Sunday, October 25, 2015
Explaining the Kuiper Belt "Kernel"
As defined by Wikipedia, the Kuiper Belt is:
"a region of the Solar System beyond the planets, extending from the orbit of Neptune (at 30 AU) to approximately 50 AU from the Sun. It is similar to the asteroid belt, but it is far larger—20 times as wide and 20 to 200 times as massive. Like the asteroid belt, it consists mainly of small bodies, or remnants from the Solar System's formation"
But while we may know to some extent what it is, the more fundamental problem - yet to be resolved- has been how to explain it, i.e. its origin in terms of solar system formation models. Now, that impasse may well have come to an end,
A recent study by David Nesvorny, of the Southwest Research Institute - as reported in a recent Newsletter of the Dynamical Division of Astronomy, may not only account for how Neptune arrived at its present orbit, but also how its "migration" may have created the Kernel.

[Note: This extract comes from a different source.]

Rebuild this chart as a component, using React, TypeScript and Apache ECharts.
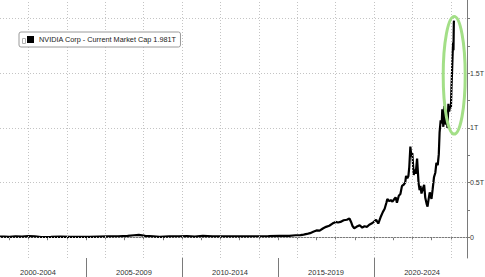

Let's first note that the orbits of objects composing the Kuiper Belt all have semimajor axes of 44 A.U. (where 1 A.U. = 149,000,000 km). These orbits also display low eccentricities (e) and low inclinations. The latter angles (i) denote the angle made by the object's orbit with respect to the plane of the solar system. The eccentricity of orbit defines how much the orbit diverges from circularity - with e = 0 defining a circular orbit, and e = 0.4 a highly elliptic one.
Nesvorny has proposed that the Kernel actually resulted from Neptune's outward migration through the solar system. In the model, Neptune began at a distance of 24 A.U. and migrated rapidly further out to 28 A.U. As it traveled it swept up bodies in the outer disk in a 2:1 resonance that migrated along with Neptune - from an original distance of about 40 A.U. out to 44 A.U. (The 2:1 resonance meant Neptune made two orbits for every one of the Kuiper objects.) Such periodicities are of great interest in astronomy, and especially in explaining phenomena such as the "Kirkwood gaps" of the asteroid belt.
At the point of the shift of the Kuiper objects to 44 A.U. a close encounter with an unnamed fifth gas giant planet (since expelled from the solar system) caused Neptune's orbit to suddenly jump by 0. A.U. Unable to keep up the 2:1 population were released from resonance and they remain today at the orbital distance of 44 A.U. , effectively becoming the Belt Kernel.
Nesvorny did previous simulations of the outer planets and these suggested that after the Neptune encounter, the fifth gas giant was ejected from the solar system by Jupiter.
We will have to follow this line of inquiry further to see if Nesvorny's findings are confirmed.